Doing a “values-based integration process” – Unmasking part 1


I’m reading through Devon Price’s Unmasking Autism: The Power of Embracing Our Hidden Neurodiversity. I haven’t got very far. I’m stuck on page 14, which is the last page of the introduction.

There’s this table, right. And you have to fill in five moments from your life when you felt you were FULLY ALIVE (all caps appear in the original lest you want to yell at me for shouting). Fortunately Devon tells us that this task might take weeks, which is handy because I am indeed taking weeks over it. So far I’ve got two, neither of which I feel comfortable sharing on a public blog.
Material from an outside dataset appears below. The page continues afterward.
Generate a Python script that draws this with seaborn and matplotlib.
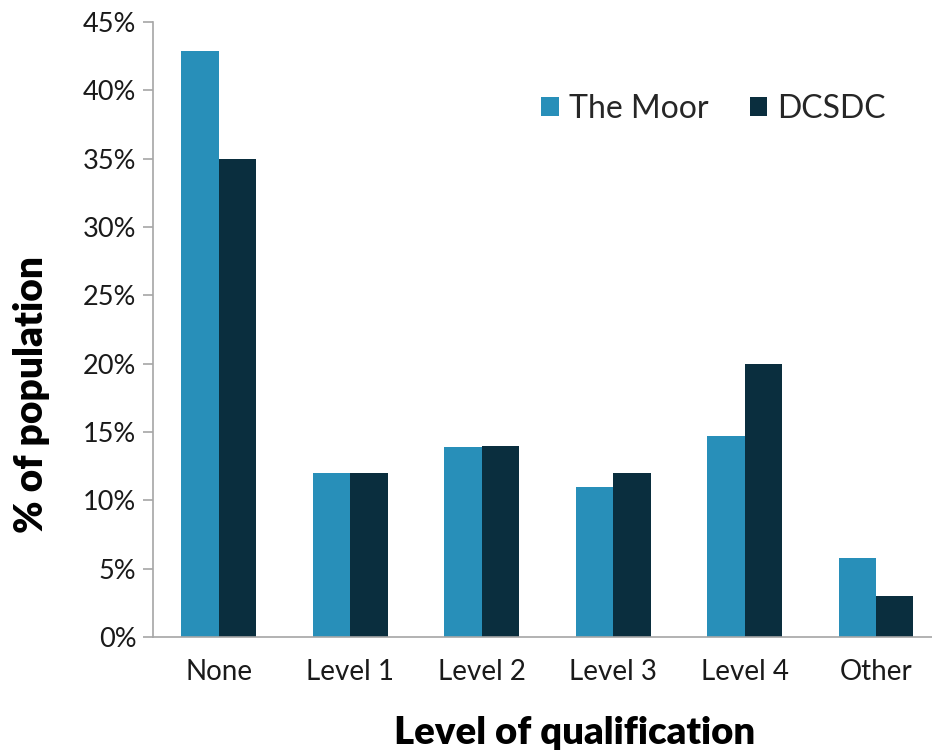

Which is weird, because I can tell you right now that the entirety of my primary school class would guess the first moment and the entirety of my secondary school year would guess the second moment. So it’s not like my happiest memories are unknown to other people. I’ve just kind of squashed everything down, all my feelings and thoughts and emotions about the things that give me most joy – which is what the book is about. How autistic people mask themselves by making themselves smaller and quieter to be more socially acceptable and then forget how to be themselves or even if they do remember they are afraid to admit their personal values, their hopes and dreams and aspirations out loud for fear of what others might do or say.
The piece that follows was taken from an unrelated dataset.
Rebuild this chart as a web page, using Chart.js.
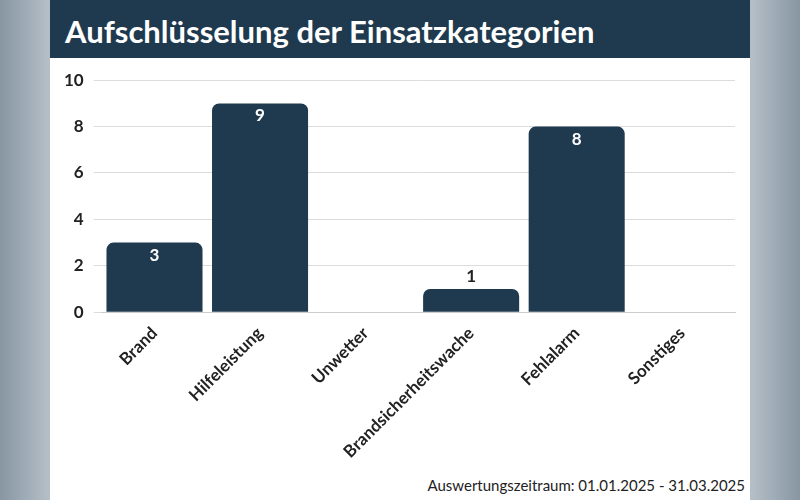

To a certain extent everyone masks. The way someone behaves at work or meeting the Queen is not the way they behave at home when no one is watching. The issue for autistics is not with showing other people politeness and respect but with turning ourselves into bland shells of the people we used to be. And that’s hugely damaging to our self-esteem. We deny parts of ourselves in the hope of being liked and accepted (and dare I say loved) and because we’re not being our fullest, quirkiest selves we stop being authentic. And then when we are rejected by others is that because we seemed inauthentic to them, or because they didn’t like the toned-down version of ourselves that we let them see? Would they have liked us more if we had just been ourselves? But of course, we started masking for a reason. Because other people let it be known that they didn’t accept our autistic selves and that we needed to be more like them, more neurotypical.